Marketing is not a website, an ad or a cool technology. Rather it is a process...a process that encompasses far more than just the development of external elements that may sway customer perception of your business.

Definitions matter when selecting an agency. If an agency professes their 'marketing' prowess (as opposed to 'advertising') then the services and advice they offer should reflect a clear understanding of the difference. If the services they offer or the language sets they use don’t and they continually refer to advertising as marketing, move on to the next candidate.

2. Are they prepared to offer services based on the kind of relationship you are seeking?

Before you begin the process of selecting an agency (whether your new to the process or looking to make a switch) a decision about the kind of relationship you are seeking has to be made. There are a number of considerations that go into this decision and it should never be taken lightly. Its important to keep in mind that this is an investment in the business. The relationship definition is of equal, if not greater, value to the financial investment itself.

When selecting an agency, think of it as if you were selecting a physician for your own family. Do you want a leader in the field providing lasting solutions or a follower that is pushing the latest fad? Do you want a clear and concise strategy for achieving your goals or is it a simple matter of execution? Do you want discussion about options and ideas or should they just do what you want? In knowing and stating what you want up front will you be better equipped to judge the candidates. Once your decision for the kind of relationship you want to have is made, be sure they understand and are prepared to reciprocate in kind.

3. Are they interested in understanding your needs or pitching the latest fad?

Of all the key elements to consider, this is crucial. Many agencies will, without a clear understanding of your company goals and objectives, industry, challenges and history, immediately pitch something that may (and often may not) be something that will lead to achieving your goals. Use caution when silver bullets are laid out on the table...the reality is...they are too often duds when it comes to practical application. Only in asking questions and learning as much as possible about your company and industry will an agency be able to decipher what will actually help you in achieving your goals. Ideally, seek an agency that takes a consultative approach. If the agency is pitching at the first meeting, instead of asking questions, move on to the next candidate.

4. Does the agency team have any real-world business experience?

This will tell you a great deal about the kind of agency you will be working with. Too often, those who work in agencies have done so from the time they stepped out of college. They may lack the perspective (and possibly the professionalism) that is required to truly understand your business challenges and thus are slaves to their own industry jargon and belief systems. More likely than not, you are looking for more than just cool ideas (which agency lifers usually are great at coming up with). Your business is in need of a solution...a comprehensive solution to what is likely a business challenge. Those with a practical understanding of how businesses truly operate and succeed (or fail) are more likely to provide you with credible solutions. Ask questions about their experience outside of the agency world and be sure the team you are selecting is well-rounded in its business experience.

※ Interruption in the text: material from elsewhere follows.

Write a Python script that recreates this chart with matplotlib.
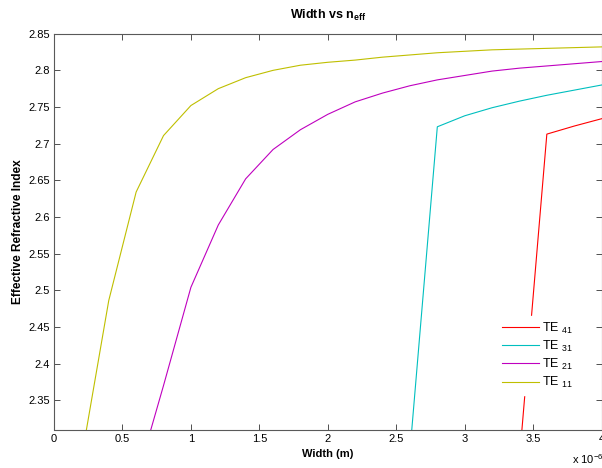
import matplotlib
matplotlib.use("Agg")
import matplotlib.pyplot as plt
from matplotlib.ticker import FuncFormatter, MultipleLocator

plt.rcParams.update(
    {
        "font.family": "Liberation Sans",
        "font.size": 8,
        "mathtext.fontset": "custom",
        "mathtext.rm": "Liberation Sans",
        "mathtext.it": "Liberation Sans:italic",
        "mathtext.bf": "Liberation Sans:bold",
    }
)

# widths in micrometres (plotted in metres)
w_te41 = [3.4, 3.6, 3.8, 4.0]
n_te41 = [2.27, 2.713, 2.724, 2.734]

w_te31 = [2.6, 2.8, 3.0, 3.2, 3.4, 3.6, 3.8, 4.0]
n_te31 = [2.28, 2.723, 2.738, 2.749, 2.758, 2.766, 2.773, 2.780]

w_te21 = [0.6, 0.8, 1.0, 1.2, 1.4, 1.6, 1.8, 2.0, 2.2, 2.4, 2.6, 2.8, 3.0, 3.2, 3.4, 3.6, 3.8, 4.0]
n_te21 = [2.24, 2.37, 2.504, 2.589, 2.652, 2.692, 2.719, 2.740, 2.757, 2.769,
          2.779, 2.787, 2.793, 2.799, 2.803, 2.806, 2.809, 2.812]

w_te11 = [0.2, 0.4, 0.6, 0.8, 1.0, 1.2, 1.4, 1.6, 1.8, 2.0, 2.2, 2.4, 2.6, 2.8,
          3.0, 3.2, 3.4, 3.6, 3.8, 4.0]
n_te11 = [2.27, 2.486, 2.634, 2.711, 2.752, 2.775, 2.790, 2.800, 2.807, 2.811,
          2.814, 2.818, 2.821, 2.824, 2.826, 2.828, 2.829, 2.830, 2.831, 2.832]

series = [
    (w_te41, n_te41, r"TE $_{41}$", (1.0, 0.0, 0.0)),
    (w_te31, n_te31, r"TE $_{31}$", (0.0, 0.75, 0.75)),
    (w_te21, n_te21, r"TE $_{21}$", (0.75, 0.0, 0.75)),
    (w_te11, n_te11, r"TE $_{11}$", (0.75, 0.75, 0.0)),
]

fig = plt.figure(figsize=(6.02, 4.68), dpi=100)
ax = fig.add_axes([54 / 602, 38.5 / 468, 547.6 / 602, 395.8 / 468])

for w, n, label, color in series:
    ax.plot([v * 1e-6 for v in w], n, color=color, linewidth=0.8, label=label)

ax.set_xlim(0, 4e-6)
ax.set_ylim(2.31, 2.85)
ax.xaxis.set_major_locator(MultipleLocator(0.5e-6))
ax.yaxis.set_major_locator(MultipleLocator(0.05))
ax.xaxis.set_major_formatter(FuncFormatter(lambda v, p: f"{v * 1e6:g}"))
ax.yaxis.set_major_formatter(FuncFormatter(lambda v, p: f"{v:g}"))
ax.tick_params(direction="in", top=True, right=True, length=4.3, width=0.6,
               labelsize=8, pad=3, color="0.2")
for s in ax.spines.values():
    s.set_color("0.35")
    s.set_linewidth(0.8)

ax.set_title(r"Width vs n$_{\mathbf{eff}}$", fontsize=9, fontweight="bold", pad=11)
ax.set_xlabel("Width (m)", fontsize=8, fontweight="bold", labelpad=4)
ax.set_ylabel("Effective Refractive Index", fontsize=8.6, fontweight="bold", labelpad=2.8)

fig.text(572 / 602, 4 / 468, r"x 10$^{-6}$", fontsize=8, ha="left", va="baseline")

leg = ax.legend(loc="lower left", bbox_to_anchor=(0.809, 0.087), borderaxespad=0,
                frameon=True, framealpha=1, facecolor="white", edgecolor="white",
                fancybox=False, fontsize=9, handlelength=2.96, handletextpad=0.24,
                labelspacing=0.24, borderpad=0.4)

fig.savefig("out.png", dpi=100)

5. Are they prepared to provide you measurable data that reflects the success or failure rates of their work?

Trust. That is essentially what this all boils down to. Will the agency you select own up to failures and celebrate its successes with you? Of all company-partner-vendor relationships, the agency relationship can be the most celebrated or the most unfulfilling. Realistically, your agency relationship will fall somewhere in the middle. One key element to ensuring it leans towards celebrated is accountability. Up front establishment of goals, milestones, measurement and accountability will make for a far more productive relationship. If the agency you are meeting with makes no effort to ensure that the relationship is built on a foundation of trust and accountability...move on.

In the interest of full disclosure, I myself am working in an agency and have done so in the past. However, I also have many years of experience working in, with and consulting business large and small and have seen the mistakes time and time again. These five key ingredients are not a silver bullet (remember - beware of silver bullets)...but they will certainly help when the time comes to select the right agency for you.